The Transitional Justice Commission is to investigate military detention and discipline centers established during the Martial Law era, as part of a plan to conserve the negative heritage sites and establish historical truth, a commission member said yesterday.
The commission has received a list of 45 negative heritage sites compiled by the Ministry of Culture and some sites are military compounds that the National Human Rights Museum’s investigators could not reach, the member said on condition of anonymity.
After visiting the Ministry of National Defense and establishing a communication channel with ministry officials, the commission is to thoroughly probe such military sites, the member said.

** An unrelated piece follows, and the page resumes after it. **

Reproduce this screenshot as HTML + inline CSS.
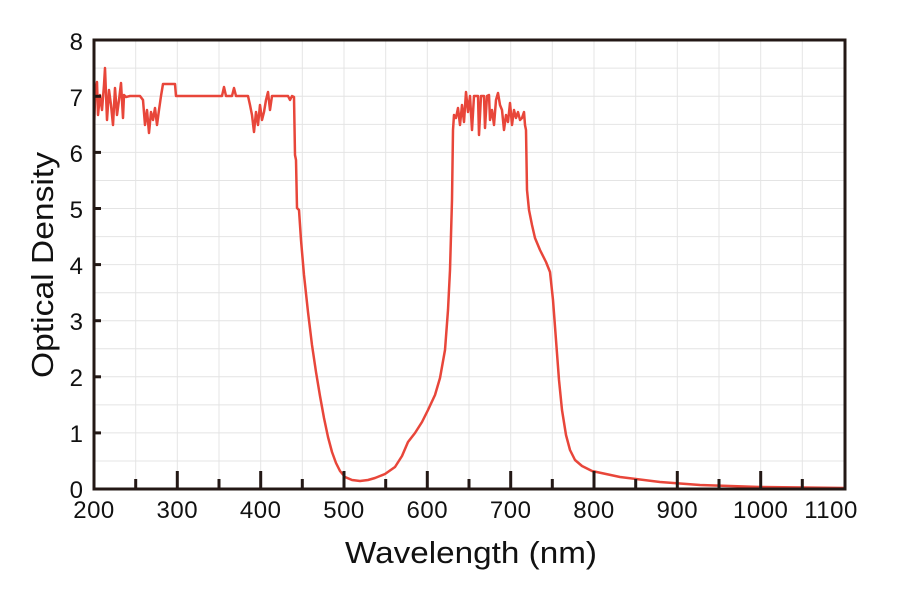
<!DOCTYPE html>
<html><head><meta charset="utf-8"><style>
html,body{margin:0;padding:0;background:#fff;}
svg{display:block;font-family:"Liberation Sans",sans-serif;}
</style></head><body>
<svg width="901" height="601" viewBox="0 0 901 601" xmlns="http://www.w3.org/2000/svg">
<rect width="901" height="601" fill="#fff"/>
<g stroke="#e4e4e4" stroke-width="1">
<line x1="135.7" y1="40" x2="135.7" y2="489"/><line x1="177.3" y1="40" x2="177.3" y2="489"/>
<line x1="219" y1="40" x2="219" y2="489"/><line x1="260.7" y1="40" x2="260.7" y2="489"/>
<line x1="302.3" y1="40" x2="302.3" y2="489"/><line x1="344" y1="40" x2="344" y2="489"/>
<line x1="385.7" y1="40" x2="385.7" y2="489"/><line x1="427.3" y1="40" x2="427.3" y2="489"/>
<line x1="469" y1="40" x2="469" y2="489"/><line x1="510.7" y1="40" x2="510.7" y2="489"/>
<line x1="552.3" y1="40" x2="552.3" y2="489"/><line x1="594" y1="40" x2="594" y2="489"/>
<line x1="635.7" y1="40" x2="635.7" y2="489"/><line x1="677.3" y1="40" x2="677.3" y2="489"/>
<line x1="719" y1="40" x2="719" y2="489"/><line x1="760.7" y1="40" x2="760.7" y2="489"/>
<line x1="802.3" y1="40" x2="802.3" y2="489"/>
<line x1="94" y1="68.1" x2="845" y2="68.1"/><line x1="94" y1="96.3" x2="845" y2="96.3"/>
<line x1="94" y1="124.4" x2="845" y2="124.4"/><line x1="94" y1="152.4" x2="845" y2="152.4"/>
<line x1="94" y1="180.5" x2="845" y2="180.5"/><line x1="94" y1="208.5" x2="845" y2="208.5"/>
<line x1="94" y1="236.6" x2="845" y2="236.6"/><line x1="94" y1="264.6" x2="845" y2="264.6"/>
<line x1="94" y1="292.7" x2="845" y2="292.7"/><line x1="94" y1="320.7" x2="845" y2="320.7"/>
<line x1="94" y1="348.8" x2="845" y2="348.8"/><line x1="94" y1="376.8" x2="845" y2="376.8"/>
<line x1="94" y1="404.9" x2="845" y2="404.9"/><line x1="94" y1="432.9" x2="845" y2="432.9"/>
<line x1="94" y1="461" x2="845" y2="461"/>
</g>
<polyline fill="none" stroke="#e8463a" stroke-width="2.5" stroke-linejoin="round" points="94,128 95,100 97,82 98,115 100,95 102,110 104,85 105,68 107,120 109,90 111,105 113,125 115,88 117,115 119,100 121,83 123,118 124,95 126,97 130,96 140,96 143,100 145,125 147,110 149,133 151,112 153,120 155,108 157,125 159,110 161,96 163,84 175,84 176,96 222,96 224,87 226,96 232,96 234,88 236,96 248,96 250,105 252,115 254,132 256,112 258,125 260,105 262,120 264,112 266,100 268,92 270,110 272,96 288,96 290,100 292,96 294,97 295,155 296,160 297,208 299,210 301,240 304,275 308,312 312,345 316,372 320,396 324,418 328,437 332,452 336,463 340,471 345,477 352,480 360,481 368,480 375,478 385,474 395,467 402,456 408,442 415,433 422,422 428,410 435,395 440,378 445,350 448,310 450,270 452,200 453,130 454,115 456,118 458,108 460,125 462,105 464,122 466,92 468,112 470,96 472,130 474,96 478,96 479,135 481,96 484,96 485,128 487,96 489,95 490,120 492,110 494,125 496,100 498,93 500,105 502,110 504,130 506,115 508,122 510,103 512,125 514,110 516,118 518,112 520,120 522,118 524,112 525,125 526,130 527,190 529,210 532,225 535,238 540,250 546,262 550,272 553,300 556,340 559,380 562,410 566,435 570,450 575,460 582,466 592,471 620,477 660,482 700,485 760,487 845,488"/>
<g stroke="#231815" stroke-width="3">
<line x1="135.7" y1="489" x2="135.7" y2="479"/><line x1="177.3" y1="489" x2="177.3" y2="471"/>
<line x1="219" y1="489" x2="219" y2="479"/><line x1="260.7" y1="489" x2="260.7" y2="471"/>
<line x1="302.3" y1="489" x2="302.3" y2="479"/><line x1="344" y1="489" x2="344" y2="471"/>
<line x1="385.7" y1="489" x2="385.7" y2="479"/><line x1="427.3" y1="489" x2="427.3" y2="471"/>
<line x1="469" y1="489" x2="469" y2="479"/><line x1="510.7" y1="489" x2="510.7" y2="471"/>
<line x1="552.3" y1="489" x2="552.3" y2="479"/><line x1="594" y1="489" x2="594" y2="471"/>
<line x1="635.7" y1="489" x2="635.7" y2="479"/><line x1="677.3" y1="489" x2="677.3" y2="471"/>
<line x1="719" y1="489" x2="719" y2="479"/><line x1="760.7" y1="489" x2="760.7" y2="471"/>
<line x1="802.3" y1="489" x2="802.3" y2="479"/>
<line x1="94" y1="96.3" x2="101" y2="96.3"/><line x1="94" y1="152.4" x2="101" y2="152.4"/>
<line x1="94" y1="208.5" x2="101" y2="208.5"/><line x1="94" y1="264.6" x2="101" y2="264.6"/>
<line x1="94" y1="320.7" x2="101" y2="320.7"/><line x1="94" y1="376.8" x2="101" y2="376.8"/>
<line x1="94" y1="432.9" x2="101" y2="432.9"/>
<rect x="94" y="40" width="751" height="449" fill="none"/>
</g>
<g fill="#111" font-size="24" text-anchor="end">
<text x="83" y="50">8</text><text x="83" y="106">7</text><text x="83" y="162">6</text>
<text x="83" y="218">5</text><text x="83" y="274">4</text><text x="83" y="330">3</text>
<text x="83" y="386">2</text><text x="83" y="442">1</text><text x="83" y="498">0</text>
</g>
<g fill="#111" font-size="24" text-anchor="middle" letter-spacing="0.5">
<text x="94" y="518">200</text><text x="177.3" y="518">300</text><text x="260.7" y="518">400</text>
<text x="344" y="518">500</text><text x="427.3" y="518">600</text><text x="510.7" y="518">700</text>
<text x="594" y="518">800</text><text x="677.3" y="518">900</text><text x="760.7" y="518">1000</text>
<text x="831" y="518">1100</text>
</g>
<text x="471" y="563" font-size="31" text-anchor="middle" fill="#111" textLength="252" lengthAdjust="spacingAndGlyphs">Wavelength (nm)</text>
<text transform="translate(53,265) rotate(-90)" font-size="31" text-anchor="middle" fill="#111" textLength="226" lengthAdjust="spacingAndGlyphs">Optical Density</text>
</svg>
</body></html>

It would first target the 45 sites to which access was denied by the ministry before the Act on Promoting Transitional Justice (促進轉型正義條例) was passed last year, the member said, adding that the commission knows that the total number of such sites is far greater than that.
The ministry’s former establishments, including the National Security Bureau, the Military Police Command’s military detention center, as well as other detention centers run by the navy and the air force, are also among the commission’s targets for investigation, the member said.

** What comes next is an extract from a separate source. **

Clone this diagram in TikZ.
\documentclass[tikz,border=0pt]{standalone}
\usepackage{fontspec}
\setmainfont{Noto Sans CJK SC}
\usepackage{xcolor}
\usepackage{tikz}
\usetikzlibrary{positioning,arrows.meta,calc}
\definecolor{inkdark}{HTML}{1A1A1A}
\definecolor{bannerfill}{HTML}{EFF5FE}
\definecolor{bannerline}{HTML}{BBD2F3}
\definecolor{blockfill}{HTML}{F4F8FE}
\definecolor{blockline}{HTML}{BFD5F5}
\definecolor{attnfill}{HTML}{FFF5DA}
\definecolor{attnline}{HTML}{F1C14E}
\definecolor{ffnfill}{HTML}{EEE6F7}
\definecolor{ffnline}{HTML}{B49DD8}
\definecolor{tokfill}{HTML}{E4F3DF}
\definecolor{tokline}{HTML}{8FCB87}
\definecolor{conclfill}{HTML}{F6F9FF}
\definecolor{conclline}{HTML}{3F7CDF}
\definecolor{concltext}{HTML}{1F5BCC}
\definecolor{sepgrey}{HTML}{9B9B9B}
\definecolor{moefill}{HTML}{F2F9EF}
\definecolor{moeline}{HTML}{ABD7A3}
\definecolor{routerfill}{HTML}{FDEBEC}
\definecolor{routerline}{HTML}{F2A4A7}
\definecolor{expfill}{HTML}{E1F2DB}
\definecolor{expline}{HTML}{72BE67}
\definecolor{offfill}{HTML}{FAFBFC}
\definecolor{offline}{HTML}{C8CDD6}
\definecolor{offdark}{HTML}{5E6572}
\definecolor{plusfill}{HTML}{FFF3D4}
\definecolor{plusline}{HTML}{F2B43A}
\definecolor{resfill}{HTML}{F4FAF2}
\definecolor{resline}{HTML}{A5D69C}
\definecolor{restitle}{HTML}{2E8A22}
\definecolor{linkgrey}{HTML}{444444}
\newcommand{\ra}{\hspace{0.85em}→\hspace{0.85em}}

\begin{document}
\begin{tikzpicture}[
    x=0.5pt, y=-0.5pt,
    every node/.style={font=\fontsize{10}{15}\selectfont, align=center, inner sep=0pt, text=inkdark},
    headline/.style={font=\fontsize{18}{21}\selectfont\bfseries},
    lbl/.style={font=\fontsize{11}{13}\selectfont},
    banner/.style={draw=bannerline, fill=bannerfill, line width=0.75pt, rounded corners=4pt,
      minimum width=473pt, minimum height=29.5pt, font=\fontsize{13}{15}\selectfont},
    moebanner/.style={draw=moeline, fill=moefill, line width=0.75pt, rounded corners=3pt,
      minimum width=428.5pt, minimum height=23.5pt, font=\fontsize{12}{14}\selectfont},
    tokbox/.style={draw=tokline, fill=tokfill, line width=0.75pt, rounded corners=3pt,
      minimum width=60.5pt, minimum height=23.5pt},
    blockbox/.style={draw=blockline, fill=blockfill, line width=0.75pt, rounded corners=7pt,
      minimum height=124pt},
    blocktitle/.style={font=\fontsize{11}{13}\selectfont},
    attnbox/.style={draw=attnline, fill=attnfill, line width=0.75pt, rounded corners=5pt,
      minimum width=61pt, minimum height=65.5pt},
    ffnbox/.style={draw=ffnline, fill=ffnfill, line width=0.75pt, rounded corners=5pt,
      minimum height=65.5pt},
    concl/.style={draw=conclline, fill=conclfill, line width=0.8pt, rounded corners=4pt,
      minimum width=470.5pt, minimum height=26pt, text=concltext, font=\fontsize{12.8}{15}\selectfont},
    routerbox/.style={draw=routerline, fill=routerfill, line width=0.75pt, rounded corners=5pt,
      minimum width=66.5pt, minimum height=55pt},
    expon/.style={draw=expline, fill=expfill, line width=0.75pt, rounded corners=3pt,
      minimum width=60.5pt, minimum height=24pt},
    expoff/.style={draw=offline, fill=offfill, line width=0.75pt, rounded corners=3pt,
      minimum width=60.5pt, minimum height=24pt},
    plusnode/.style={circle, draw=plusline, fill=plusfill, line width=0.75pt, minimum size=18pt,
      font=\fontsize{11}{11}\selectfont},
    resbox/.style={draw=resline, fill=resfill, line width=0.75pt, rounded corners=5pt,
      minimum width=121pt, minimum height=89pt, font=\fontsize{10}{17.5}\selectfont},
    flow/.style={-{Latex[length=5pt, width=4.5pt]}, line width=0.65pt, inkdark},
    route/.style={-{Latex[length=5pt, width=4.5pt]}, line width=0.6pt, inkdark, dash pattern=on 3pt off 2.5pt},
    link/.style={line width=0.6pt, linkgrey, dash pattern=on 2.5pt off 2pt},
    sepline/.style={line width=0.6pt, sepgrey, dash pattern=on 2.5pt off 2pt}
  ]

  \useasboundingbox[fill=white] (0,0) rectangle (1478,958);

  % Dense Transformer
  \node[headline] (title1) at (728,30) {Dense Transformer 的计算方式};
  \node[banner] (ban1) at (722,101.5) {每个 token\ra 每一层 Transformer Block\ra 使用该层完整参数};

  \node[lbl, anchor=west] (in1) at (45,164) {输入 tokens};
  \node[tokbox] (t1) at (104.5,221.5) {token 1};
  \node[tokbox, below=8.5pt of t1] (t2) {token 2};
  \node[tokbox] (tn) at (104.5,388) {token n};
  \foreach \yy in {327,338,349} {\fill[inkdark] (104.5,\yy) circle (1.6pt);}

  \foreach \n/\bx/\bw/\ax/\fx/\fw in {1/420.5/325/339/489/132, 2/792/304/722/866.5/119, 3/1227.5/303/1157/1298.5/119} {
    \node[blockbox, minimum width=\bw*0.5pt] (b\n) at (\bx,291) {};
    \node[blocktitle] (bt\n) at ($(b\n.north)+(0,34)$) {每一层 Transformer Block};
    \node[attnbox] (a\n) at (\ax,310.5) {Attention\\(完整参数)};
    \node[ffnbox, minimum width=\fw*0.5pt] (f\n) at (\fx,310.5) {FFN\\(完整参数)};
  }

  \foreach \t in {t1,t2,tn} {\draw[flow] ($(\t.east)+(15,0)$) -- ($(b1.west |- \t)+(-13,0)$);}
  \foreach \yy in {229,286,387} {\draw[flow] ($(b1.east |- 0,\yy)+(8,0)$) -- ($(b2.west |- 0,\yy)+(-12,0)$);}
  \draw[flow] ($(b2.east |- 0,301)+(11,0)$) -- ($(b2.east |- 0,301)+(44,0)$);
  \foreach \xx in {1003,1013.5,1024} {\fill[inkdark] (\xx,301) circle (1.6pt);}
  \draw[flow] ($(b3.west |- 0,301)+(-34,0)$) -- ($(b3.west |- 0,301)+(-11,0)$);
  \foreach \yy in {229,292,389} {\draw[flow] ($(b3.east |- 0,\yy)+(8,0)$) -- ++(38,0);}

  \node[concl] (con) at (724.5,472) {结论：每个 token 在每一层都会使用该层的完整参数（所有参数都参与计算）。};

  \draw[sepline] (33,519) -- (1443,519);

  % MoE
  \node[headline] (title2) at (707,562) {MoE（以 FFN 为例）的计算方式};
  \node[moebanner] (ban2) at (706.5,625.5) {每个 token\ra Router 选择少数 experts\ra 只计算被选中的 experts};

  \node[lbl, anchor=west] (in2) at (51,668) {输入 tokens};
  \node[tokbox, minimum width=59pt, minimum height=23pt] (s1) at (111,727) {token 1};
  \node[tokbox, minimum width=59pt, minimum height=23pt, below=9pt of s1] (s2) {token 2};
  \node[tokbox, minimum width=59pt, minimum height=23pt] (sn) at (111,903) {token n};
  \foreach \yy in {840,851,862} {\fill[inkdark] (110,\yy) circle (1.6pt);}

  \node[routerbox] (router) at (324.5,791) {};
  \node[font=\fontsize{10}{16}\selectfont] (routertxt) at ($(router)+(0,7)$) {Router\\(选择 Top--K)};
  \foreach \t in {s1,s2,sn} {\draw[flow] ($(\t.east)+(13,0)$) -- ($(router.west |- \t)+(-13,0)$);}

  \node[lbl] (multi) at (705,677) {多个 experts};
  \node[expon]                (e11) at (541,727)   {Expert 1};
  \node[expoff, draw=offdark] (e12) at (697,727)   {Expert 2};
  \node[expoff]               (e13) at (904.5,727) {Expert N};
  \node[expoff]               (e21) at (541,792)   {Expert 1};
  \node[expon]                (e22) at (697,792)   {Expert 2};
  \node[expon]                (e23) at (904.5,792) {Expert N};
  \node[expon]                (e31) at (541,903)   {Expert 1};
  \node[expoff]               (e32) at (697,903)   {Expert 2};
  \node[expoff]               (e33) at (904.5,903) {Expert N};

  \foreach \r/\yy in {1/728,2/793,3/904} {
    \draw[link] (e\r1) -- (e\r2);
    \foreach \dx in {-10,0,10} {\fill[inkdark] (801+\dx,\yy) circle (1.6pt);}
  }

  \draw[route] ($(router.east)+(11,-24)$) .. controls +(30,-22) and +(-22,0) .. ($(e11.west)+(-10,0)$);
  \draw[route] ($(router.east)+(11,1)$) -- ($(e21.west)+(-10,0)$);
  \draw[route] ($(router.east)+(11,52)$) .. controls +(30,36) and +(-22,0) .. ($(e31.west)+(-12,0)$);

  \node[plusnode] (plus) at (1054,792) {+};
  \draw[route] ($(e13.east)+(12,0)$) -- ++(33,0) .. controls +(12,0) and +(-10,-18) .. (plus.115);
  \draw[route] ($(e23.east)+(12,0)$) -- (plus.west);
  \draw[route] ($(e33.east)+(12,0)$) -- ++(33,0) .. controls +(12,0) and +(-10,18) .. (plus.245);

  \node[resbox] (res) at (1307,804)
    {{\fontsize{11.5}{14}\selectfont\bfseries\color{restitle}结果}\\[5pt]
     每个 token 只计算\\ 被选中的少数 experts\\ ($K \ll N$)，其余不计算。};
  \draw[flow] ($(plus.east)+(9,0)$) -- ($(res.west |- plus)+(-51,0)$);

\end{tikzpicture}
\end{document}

The nation’s largest negative heritage site is the former Production and Education Experiment Institute in what is now New Taipei City’s Tucheng District (土城), a concentration camp where political prisoners underwent re-education, which was in 1972 renamed as the Taiwan Renai Education Experiment Institute, the member added.

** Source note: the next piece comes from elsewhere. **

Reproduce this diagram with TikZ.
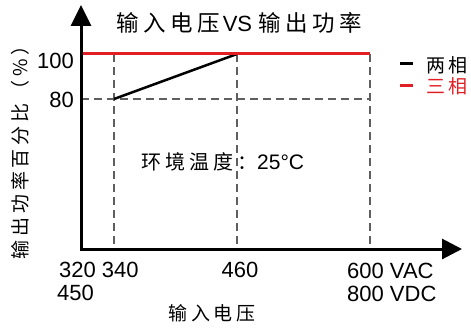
\documentclass[tikz,border=0pt]{standalone}
\usepackage{fontspec}
\setmainfont{Liberation Sans}
\newfontfamily\cjk{Noto Sans CJK SC}[LetterSpace=20]
\usetikzlibrary{arrows.meta}
\definecolor{phasered}{RGB}{225,30,35}
\definecolor{guidegray}{RGB}{95,95,95}

\begin{document}
\begin{tikzpicture}[
  x = 1pt, y = -1pt,
  every node/.style = {inner sep = 0pt},
  axis/.style = {line width = 3pt, {Triangle[length=21pt, width=20pt]}-{Triangle[length=20pt, width=20pt]}},
  guide/.style = {guidegray, line width = 1.1pt, dash pattern = on 8pt off 5pt},
  num/.style = {font = \fontsize{22}{26}\selectfont},
  zh/.style = {font = \fontsize{19}{23}\cjk},
  ]
  \useasboundingbox (0,0) rectangle (471,329);

  \coordinate (origin) at (81,249);
  \coordinate (ytip) at (81,5);
  \coordinate (xtip) at (462,249);
  \coordinate (low) at (114,99);
  \coordinate (knee) at (237,54);
  \coordinate (full) at (370,54);
  \coordinate (top) at (81,54);

  % guides
  \foreach \x in {114,237,370}
    \draw[guide] (\x,54) -- (\x,249);
  \draw[guide] (origin |- low) -- (full |- low);

  % curves
  \draw[line width = 2.5pt] (low) -- (knee);
  \draw[phasered, line width = 3pt] (top) -- (full);

  % axes
  \draw[axis] (ytip) |- (xtip);

  \node[num] (title) at (239,23) {{\fontsize{22.5}{26}\cjk 输入电压}\hspace{3pt}VS {\fontsize{22.5}{26}\cjk 输出功率}};
  \node[zh, rotate = 90] (ylabel) at (20,148) {输出功率百分比（\%）};
  \node[num, anchor = base east] (y100) at (74,69) {100};
  \node[num, anchor = base east] (y80) at (74,107) {80};
  \node[num, anchor = base west] (x320) at (59,277) {320 340};
  \node[num, anchor = base west] (x450) at (57,300) {450};
  \node[num, anchor = base] (x460) at (240,277) {460};
  \node[num, anchor = base west] (xvac) at (347,278) {600 VAC};
  \node[num, anchor = base west] (xvdc) at (347,301) {800 VDC};
  \node[zh] (xlabel) at (212,313) {输入电压};
  \node[anchor = west, font = \fontsize{21}{25}\selectfont] (temp) at (141,162) {{\fontsize{20}{24}\cjk 环境温度：}25°C};

  % legend
  \coordinate (two) at (400,64);
  \coordinate (three) at (400,85);
  \draw[line width = 3pt] (two) -- ++(13,0);
  \draw[phasered, line width = 3pt] (three) -- ++(13,0);
  \node[zh, anchor = west] (twolbl) at (426,65) {两相};
  \node[zh, anchor = west, text = phasered] (threelbl) at (426,86) {三相};
\end{tikzpicture}
\end{document}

Presidential Office Secretary-General Chen Chu (陳菊) served a prison term of six years and two months at the institute, where former vice president Annette Lu (呂秀蓮), late political activist Fu Cheng (傅正), writer Li Ao (李敖) and former legislator Lu Hsiu-yi (盧修一) were also imprisoned.
The commission should also establish the truth about the Shizilin Commercial Building (獅子林大樓) in Taipei’s Ximending (西門町), which was transformed from a Japanese temple into a detention center where political prisoners were kept during the Martial Law era, said Tsai Kuan-yu (蔡寬裕), honorary director of the Taiwan Association for the Care of the Victims of Political Persecution.
Whether to build monuments or museums to conserve the sites would be decided after the commission concludes its investigation, the member added.